11. The system of claims 9 or 10 wherein said originating means includes:
means responsive to said querying means for placing a telephone call to said called party using the telephone number obtained by said querying means from said centralized list.

12. The system of claim 7 further comprising:
means in said originating means responsive to said scanning means for placing a telephone call to said called party using the telephone number obtained by said scanning means from said calling directory file means.

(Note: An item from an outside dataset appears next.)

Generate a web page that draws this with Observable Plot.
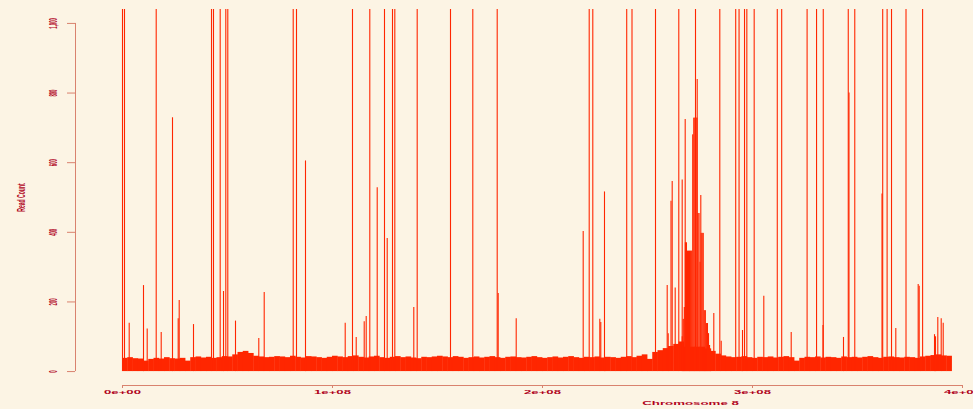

13. In a business communication system which serves a plurality of terminal devices, each of which is connected to the business communication system by an associated port circuit, said business communication system including at least one centralized calling directory file for storing a list of called parties and their associated telephone numbers, at least one of said terminal devices having calling directory apparatus interposed between said one terminal device and said business communication system a calling directory method for automatically originating a call through said business communication system to a called party designated by a user at said one terminal device comprising the steps of:
sequentially scanning, in response to the entry of the name of said called party into said one terminal device, the calling directory file of said calling directory apparatus and said centralized calling directory to obtain the telephone number associated with said name of said called party; and originating a communication connection from said one terminal device to said called party using said telephone number obtained from said calling directory file.